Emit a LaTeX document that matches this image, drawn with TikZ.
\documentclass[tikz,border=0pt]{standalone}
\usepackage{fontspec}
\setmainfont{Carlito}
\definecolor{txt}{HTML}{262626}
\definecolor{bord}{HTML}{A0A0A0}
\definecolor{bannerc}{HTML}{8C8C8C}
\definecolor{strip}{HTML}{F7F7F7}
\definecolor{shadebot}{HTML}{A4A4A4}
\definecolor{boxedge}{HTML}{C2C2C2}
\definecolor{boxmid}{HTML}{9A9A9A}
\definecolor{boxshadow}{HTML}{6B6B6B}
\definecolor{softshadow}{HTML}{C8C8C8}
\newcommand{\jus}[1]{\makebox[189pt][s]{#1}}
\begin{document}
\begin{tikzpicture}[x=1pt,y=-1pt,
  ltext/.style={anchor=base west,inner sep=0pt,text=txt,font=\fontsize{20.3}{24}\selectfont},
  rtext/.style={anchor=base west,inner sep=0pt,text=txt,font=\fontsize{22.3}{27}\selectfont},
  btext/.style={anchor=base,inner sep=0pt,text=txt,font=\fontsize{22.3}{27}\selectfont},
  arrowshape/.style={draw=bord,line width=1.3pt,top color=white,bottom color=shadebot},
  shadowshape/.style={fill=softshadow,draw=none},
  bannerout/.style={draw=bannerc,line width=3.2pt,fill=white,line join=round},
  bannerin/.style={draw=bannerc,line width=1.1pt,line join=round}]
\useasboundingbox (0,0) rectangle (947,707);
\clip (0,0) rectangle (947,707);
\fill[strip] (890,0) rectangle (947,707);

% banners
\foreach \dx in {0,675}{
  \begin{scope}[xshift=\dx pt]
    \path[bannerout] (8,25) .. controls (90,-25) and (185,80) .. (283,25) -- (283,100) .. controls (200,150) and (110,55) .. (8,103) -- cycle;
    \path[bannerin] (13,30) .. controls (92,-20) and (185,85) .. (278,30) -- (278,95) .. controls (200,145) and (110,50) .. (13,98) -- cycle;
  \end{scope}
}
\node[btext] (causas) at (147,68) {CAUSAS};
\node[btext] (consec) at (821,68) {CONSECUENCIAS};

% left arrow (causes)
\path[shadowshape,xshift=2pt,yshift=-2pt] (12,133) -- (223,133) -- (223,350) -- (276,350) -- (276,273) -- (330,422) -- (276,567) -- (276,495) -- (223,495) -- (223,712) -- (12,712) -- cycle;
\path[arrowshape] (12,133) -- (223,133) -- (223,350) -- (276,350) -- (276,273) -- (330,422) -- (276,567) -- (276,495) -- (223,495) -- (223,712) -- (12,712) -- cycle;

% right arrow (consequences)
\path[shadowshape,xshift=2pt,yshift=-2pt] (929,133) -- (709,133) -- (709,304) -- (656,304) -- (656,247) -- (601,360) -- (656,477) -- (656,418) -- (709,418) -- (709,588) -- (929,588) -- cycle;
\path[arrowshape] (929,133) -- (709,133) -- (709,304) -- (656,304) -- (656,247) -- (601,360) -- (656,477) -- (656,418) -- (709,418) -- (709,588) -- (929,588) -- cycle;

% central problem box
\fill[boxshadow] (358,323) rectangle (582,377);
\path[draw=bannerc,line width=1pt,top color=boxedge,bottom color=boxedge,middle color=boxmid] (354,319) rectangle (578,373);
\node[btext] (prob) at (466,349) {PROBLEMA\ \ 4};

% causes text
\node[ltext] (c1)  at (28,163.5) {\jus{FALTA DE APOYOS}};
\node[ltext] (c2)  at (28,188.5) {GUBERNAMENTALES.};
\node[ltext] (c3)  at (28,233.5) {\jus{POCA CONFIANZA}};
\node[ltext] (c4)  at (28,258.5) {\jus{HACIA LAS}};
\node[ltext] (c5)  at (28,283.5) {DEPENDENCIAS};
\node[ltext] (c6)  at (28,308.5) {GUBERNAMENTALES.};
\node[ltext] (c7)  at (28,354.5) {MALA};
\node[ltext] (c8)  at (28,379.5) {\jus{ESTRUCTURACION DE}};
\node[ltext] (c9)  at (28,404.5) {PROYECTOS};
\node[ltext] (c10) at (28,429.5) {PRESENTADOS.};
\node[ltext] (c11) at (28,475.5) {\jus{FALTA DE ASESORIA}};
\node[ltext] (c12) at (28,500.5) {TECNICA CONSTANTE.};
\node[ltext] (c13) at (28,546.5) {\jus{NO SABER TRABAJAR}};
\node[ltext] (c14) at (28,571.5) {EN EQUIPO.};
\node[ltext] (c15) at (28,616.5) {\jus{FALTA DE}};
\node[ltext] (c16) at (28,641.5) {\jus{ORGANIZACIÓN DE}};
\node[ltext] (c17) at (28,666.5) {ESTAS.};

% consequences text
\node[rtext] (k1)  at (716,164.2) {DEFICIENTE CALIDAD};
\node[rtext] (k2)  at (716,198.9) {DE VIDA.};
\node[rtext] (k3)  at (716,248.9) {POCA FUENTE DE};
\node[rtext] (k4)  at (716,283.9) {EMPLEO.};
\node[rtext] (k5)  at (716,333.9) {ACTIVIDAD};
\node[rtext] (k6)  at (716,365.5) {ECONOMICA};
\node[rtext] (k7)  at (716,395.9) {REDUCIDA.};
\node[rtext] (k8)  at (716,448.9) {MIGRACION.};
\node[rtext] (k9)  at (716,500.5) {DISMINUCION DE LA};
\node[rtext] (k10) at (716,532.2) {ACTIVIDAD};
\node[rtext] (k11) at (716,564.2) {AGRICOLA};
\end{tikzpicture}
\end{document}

* * *

* **Do this**
Return the lines above exactly, keeping every word.

* **Task solution**
Emit a LaTeX document that matches this image, drawn with TikZ.
\documentclass[tikz,border=0pt]{standalone}
\usepackage{fontspec}
\setmainfont{Carlito}
\definecolor{txt}{HTML}{262626}
\definecolor{bord}{HTML}{A0A0A0}
\definecolor{bannerc}{HTML}{8C8C8C}
\definecolor{strip}{HTML}{F7F7F7}
\definecolor{shadebot}{HTML}{A4A4A4}
\definecolor{boxedge}{HTML}{C2C2C2}
\definecolor{boxmid}{HTML}{9A9A9A}
\definecolor{boxshadow}{HTML}{6B6B6B}
\definecolor{softshadow}{HTML}{C8C8C8}
\newcommand{\jus}[1]{\makebox[189pt][s]{#1}}
\begin{document}
\begin{tikzpicture}[x=1pt,y=-1pt,
  ltext/.style={anchor=base west,inner sep=0pt,text=txt,font=\fontsize{20.3}{24}\selectfont},
  rtext/.style={anchor=base west,inner sep=0pt,text=txt,font=\fontsize{22.3}{27}\selectfont},
  btext/.style={anchor=base,inner sep=0pt,text=txt,font=\fontsize{22.3}{27}\selectfont},
  arrowshape/.style={draw=bord,line width=1.3pt,top color=white,bottom color=shadebot},
  shadowshape/.style={fill=softshadow,draw=none},
  bannerout/.style={draw=bannerc,line width=3.2pt,fill=white,line join=round},
  bannerin/.style={draw=bannerc,line width=1.1pt,line join=round}]
\useasboundingbox (0,0) rectangle (947,707);
\clip (0,0) rectangle (947,707);
\fill[strip] (890,0) rectangle (947,707);

% banners
\foreach \dx in {0,675}{
  \begin{scope}[xshift=\dx pt]
    \path[bannerout] (8,25) .. controls (90,-25) and (185,80) .. (283,25) -- (283,100) .. controls (200,150) and (110,55) .. (8,103) -- cycle;
    \path[bannerin] (13,30) .. controls (92,-20) and (185,85) .. (278,30) -- (278,95) .. controls (200,145) and (110,50) .. (13,98) -- cycle;
  \end{scope}
}
\node[btext] (causas) at (147,68) {CAUSAS};
\node[btext] (consec) at (821,68) {CONSECUENCIAS};

% left arrow (causes)
\path[shadowshape,xshift=2pt,yshift=-2pt] (12,133) -- (223,133) -- (223,350) -- (276,350) -- (276,273) -- (330,422) -- (276,567) -- (276,495) -- (223,495) -- (223,712) -- (12,712) -- cycle;
\path[arrowshape] (12,133) -- (223,133) -- (223,350) -- (276,350) -- (276,273) -- (330,422) -- (276,567) -- (276,495) -- (223,495) -- (223,712) -- (12,712) -- cycle;

% right arrow (consequences)
\path[shadowshape,xshift=2pt,yshift=-2pt] (929,133) -- (709,133) -- (709,304) -- (656,304) -- (656,247) -- (601,360) -- (656,477) -- (656,418) -- (709,418) -- (709,588) -- (929,588) -- cycle;
\path[arrowshape] (929,133) -- (709,133) -- (709,304) -- (656,304) -- (656,247) -- (601,360) -- (656,477) -- (656,418) -- (709,418) -- (709,588) -- (929,588) -- cycle;

% central problem box
\fill[boxshadow] (358,323) rectangle (582,377);
\path[draw=bannerc,line width=1pt,top color=boxedge,bottom color=boxedge,middle color=boxmid] (354,319) rectangle (578,373);
\node[btext] (prob) at (466,349) {PROBLEMA\ \ 4};

% causes text
\node[ltext] (c1)  at (28,163.5) {\jus{FALTA DE APOYOS}};
\node[ltext] (c2)  at (28,188.5) {GUBERNAMENTALES.};
\node[ltext] (c3)  at (28,233.5) {\jus{POCA CONFIANZA}};
\node[ltext] (c4)  at (28,258.5) {\jus{HACIA LAS}};
\node[ltext] (c5)  at (28,283.5) {DEPENDENCIAS};
\node[ltext] (c6)  at (28,308.5) {GUBERNAMENTALES.};
\node[ltext] (c7)  at (28,354.5) {MALA};
\node[ltext] (c8)  at (28,379.5) {\jus{ESTRUCTURACION DE}};
\node[ltext] (c9)  at (28,404.5) {PROYECTOS};
\node[ltext] (c10) at (28,429.5) {PRESENTADOS.};
\node[ltext] (c11) at (28,475.5) {\jus{FALTA DE ASESORIA}};
\node[ltext] (c12) at (28,500.5) {TECNICA CONSTANTE.};
\node[ltext] (c13) at (28,546.5) {\jus{NO SABER TRABAJAR}};
\node[ltext] (c14) at (28,571.5) {EN EQUIPO.};
\node[ltext] (c15) at (28,616.5) {\jus{FALTA DE}};
\node[ltext] (c16) at (28,641.5) {\jus{ORGANIZACIÓN DE}};
\node[ltext] (c17) at (28,666.5) {ESTAS.};

% consequences text
\node[rtext] (k1)  at (716,164.2) {DEFICIENTE CALIDAD};
\node[rtext] (k2)  at (716,198.9) {DE VIDA.};
\node[rtext] (k3)  at (716,248.9) {POCA FUENTE DE};
\node[rtext] (k4)  at (716,283.9) {EMPLEO.};
\node[rtext] (k5)  at (716,333.9) {ACTIVIDAD};
\node[rtext] (k6)  at (716,365.5) {ECONOMICA};
\node[rtext] (k7)  at (716,395.9) {REDUCIDA.};
\node[rtext] (k8)  at (716,448.9) {MIGRACION.};
\node[rtext] (k9)  at (716,500.5) {DISMINUCION DE LA};
\node[rtext] (k10) at (716,532.2) {ACTIVIDAD};
\node[rtext] (k11) at (716,564.2) {AGRICOLA};
\end{tikzpicture}
\end{document}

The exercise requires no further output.